# Branson Restaurants Open Christmas?



## Suzy (Nov 3, 2005)

Thinking about going to Branson over Christmas.  Will any restaurants be open?
Thanks,
Suzy


----------



## dougp26364 (Nov 3, 2005)

On Christmas day I wouldn't count on it. There's not anything open in our town on Christmas Day that I'm aware of so I wouldn't expect much different anywhere else, including Branson.

As for the rest of the week, there are enough chain restaurants in town that I would expect some of them to be open as they would in any other town. I'm sure some will not be open at all on Christmas Eve day and I would expect most, if not all, to be closed on Christmas Eve itself (around 4 or 5 PM closing time).

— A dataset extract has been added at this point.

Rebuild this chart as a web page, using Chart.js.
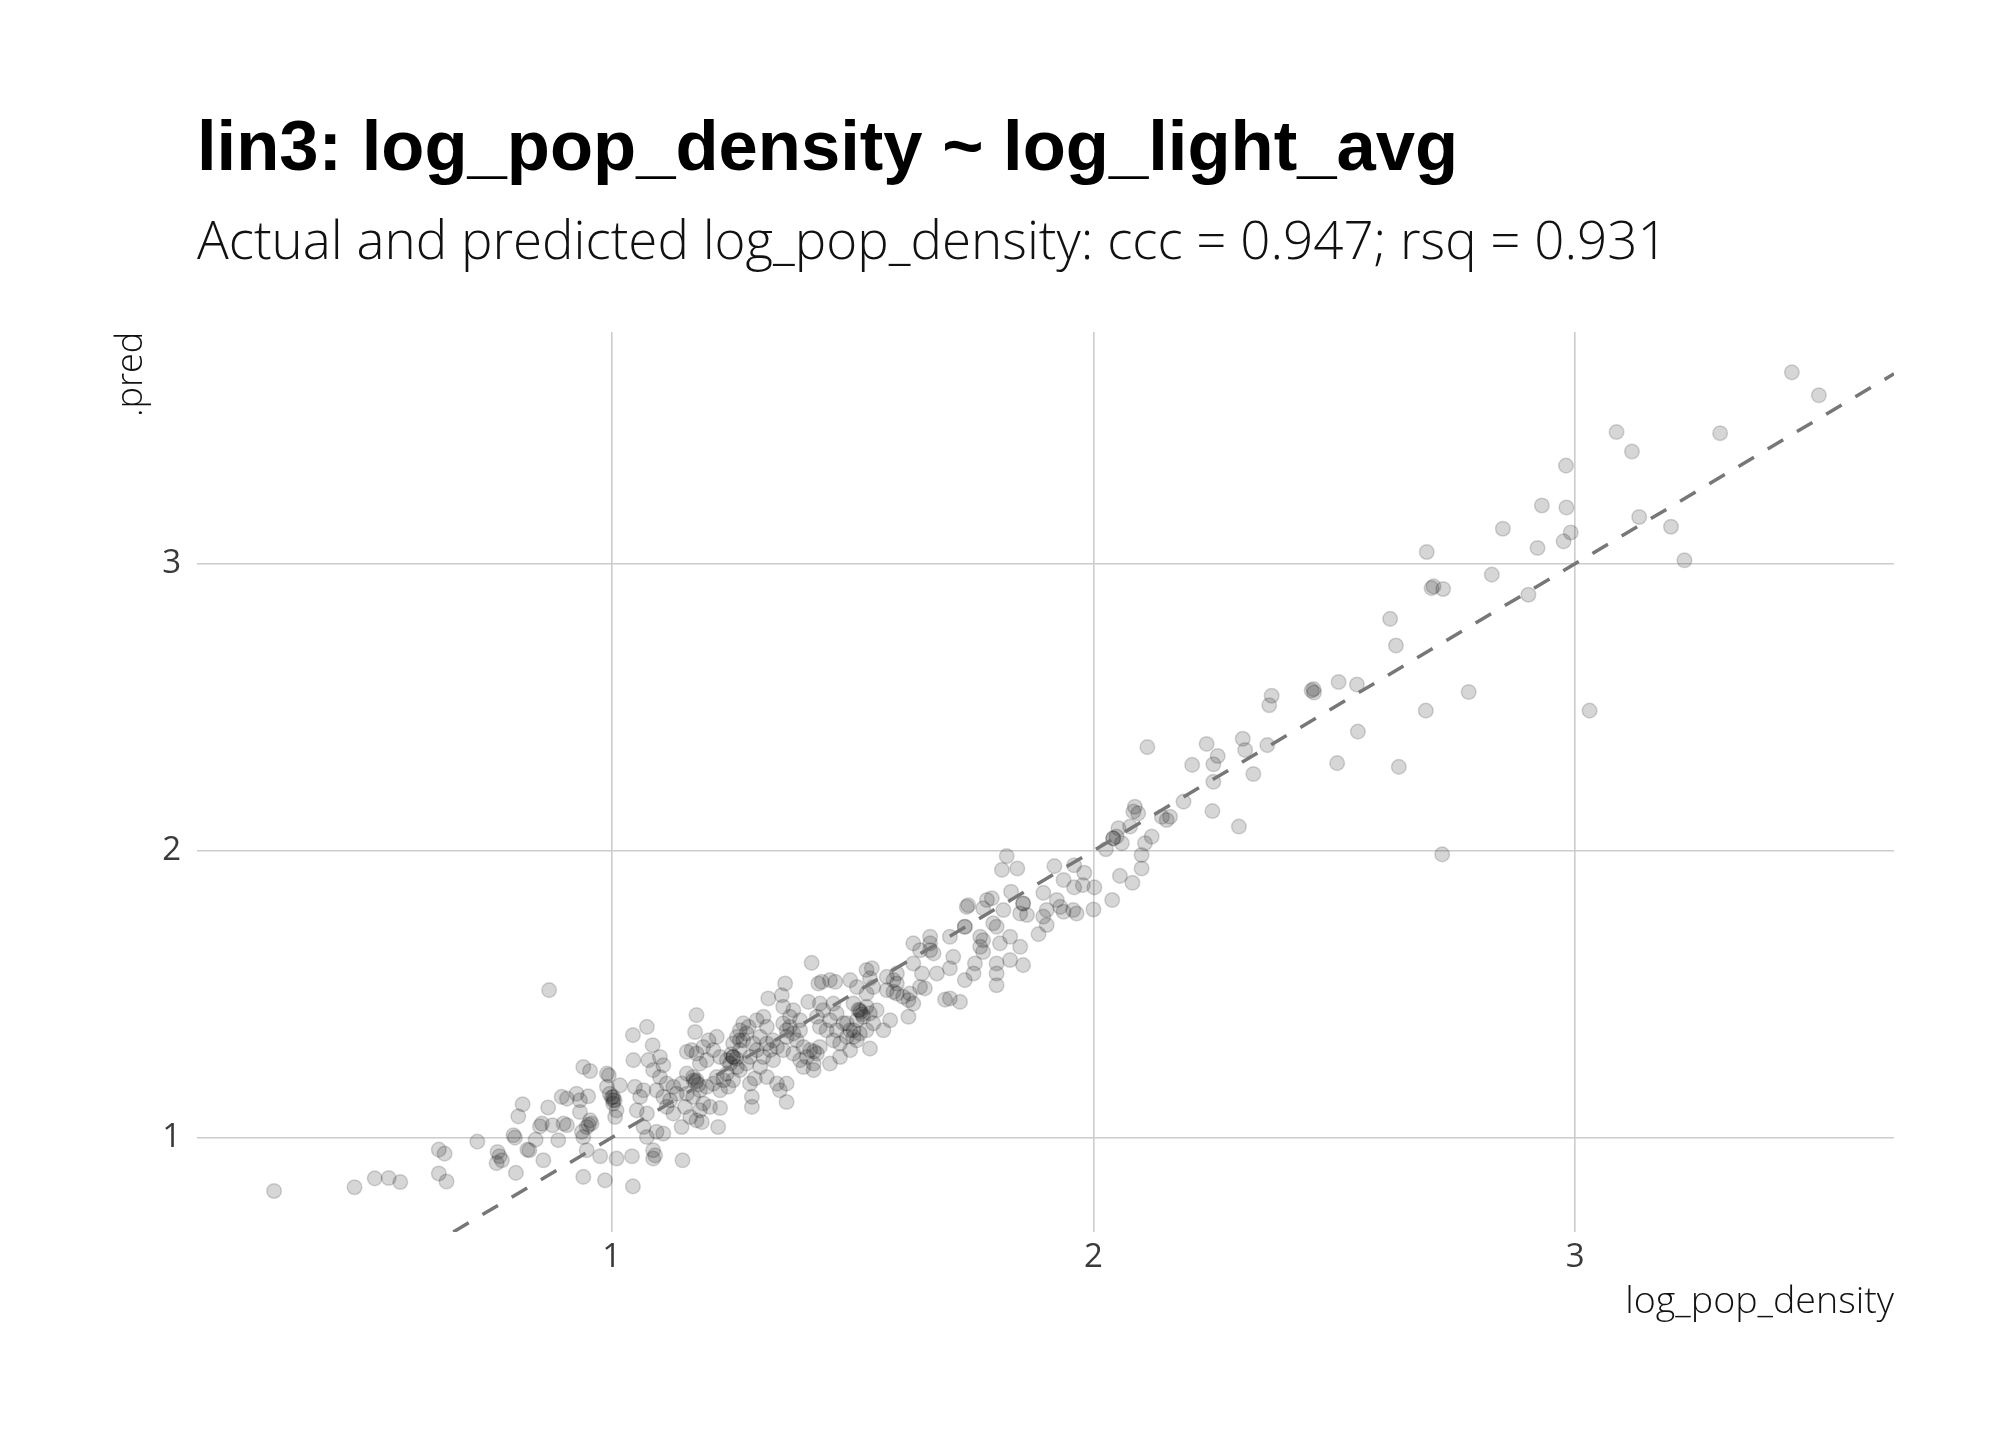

I'm sure a lot of the mom and pop restaurants will be closed so that they can be with family themselves.


----------



## Hab's Anchor (Nov 14, 2005)

*Christmas in Branson*

Christmas has started in Branson.  Some of the theaters close down the last week of October to be ready the first part of November for Christmas.  Most of the Christmas shows close the middle of December.  Branson is like a ghost town December 25th.  Silver Dollar City will be open until the 30th I believe, not sure about the Dixie Stampede. We already went to the Stampede Christmas show.  We live about an hour west of Branson on Table Rock Lake and love Branson Christmastime.  Port of Lights at Kimberling City Christmas light show is the best.  They have Santa water skiing behind his reindeer out on Table Rock.  Any questions let me know.  Jeanette


----------



## JLB (Nov 14, 2005)

So when are we going to meet?

Maybe Campbell's Point for a bite to eat, if we can find the way.  

We are three miles south of the KC bridge, near Mill Creek access.


----------



## julle (Nov 15, 2005)

You can dine at both restaurants at Big Cedar Resort 
as well as at the Chateau. I am certain restaurants in town will also be open, but do not know which.


----------